Presiden Jokowi dikritik habis-habisan terkait dikeluarkannya Peraturan Presiden Nomor 10 Tahun 2021 terkait bakal digalakkannya investasi baru di bidang Miras (Minuman Keras).
Dari kalangan Islam, para pemerhati, dan tokoh-tokoh masyarakat lainnya serasa hampir semuanya mencaci maki kebijakan itu. Saya sendiri yang pro dengan kebijakan itu, sepertinya hanya sendirian.
Bagi daerah-daerah Bali, Sulawesi Utara, dan Nusa Tenggara Timur, kebijakan Jokowi itu justru sangat disambut baik.
Dalam agama Islam memang ada larangan untuk mengonsumsi minuman yang beralkohol (Minol), namun Minol ini bisa menjadi ladang devisa dan keuntungan lainnya.

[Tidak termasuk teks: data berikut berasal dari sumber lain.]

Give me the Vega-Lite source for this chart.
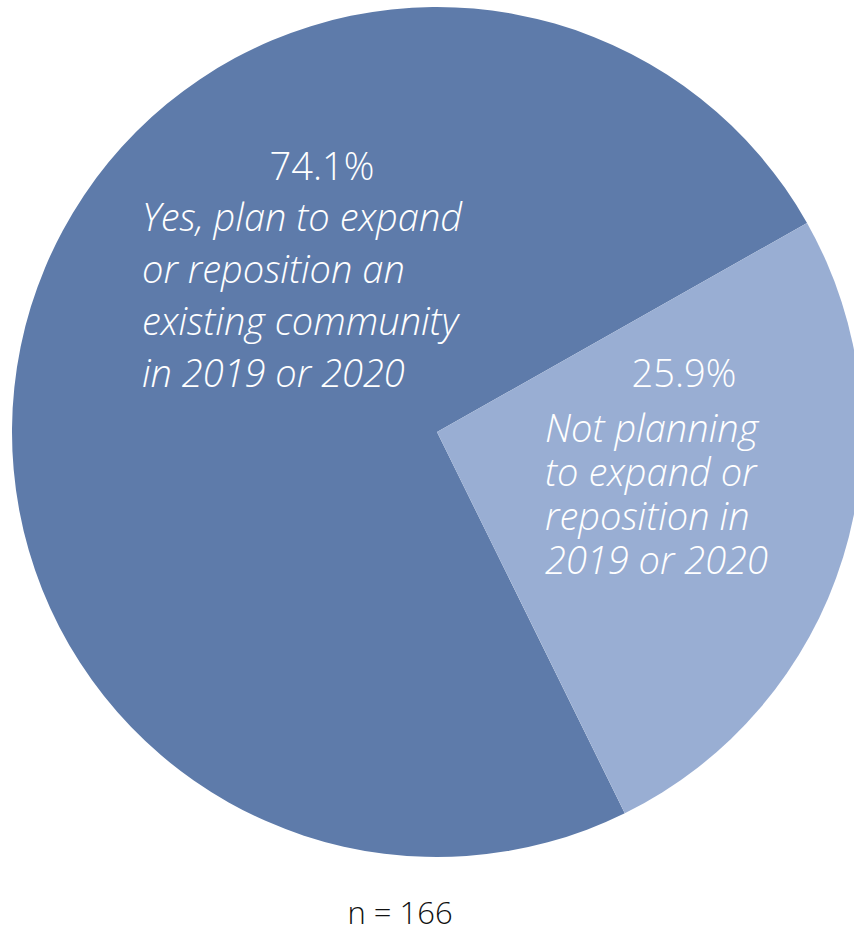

Toh, PP yang ditandatangani pada 2 Pebruari 2021 itu menyebutkan investasi Minol itu hanya diperbolehkan di provinsi-provinsi tertentu yang berbasis non-muslim. Yaitu selain seperti yang sudah disebutkan di atas, (Bali, NTT, Sulawesi Utara), juga Papua.
Dalam agama Kristen ada acara Perjamuan Kudus yang mengunakan anggur sedikit (dan roti).Â
Minol di daerah-daerah tersebut sudah turun-temurun menjadi sukacita dan digunakan dalam acara ritual-ritual tertentu. Adapun Minol tradisional tersebut dapat disebutkan antara lain: arak Bali, sopi, ciu, cap tikus, saguer, lapen, moke, dan sebagainya.
Jelas itu bisa disebut sebagai sebuah kebijakan, atau suatu kearifan lokal.
Cholil Nafis, Ketua MUI (Majelis Ulama Indonesia) menegaskan melegalkan Miras sama saja dengan mengijinkan beredarnya Minol itu dan hukumnya haram.
"Tak ada yang namanya kearifan lokal, negara harus melarang peredaran Minol dan menghentikan investasi tersebut," kata Cholil.
Investasi di luar keempat provinsi yang disebutkan di atas, harus mendapatkan ijin dari BKPM.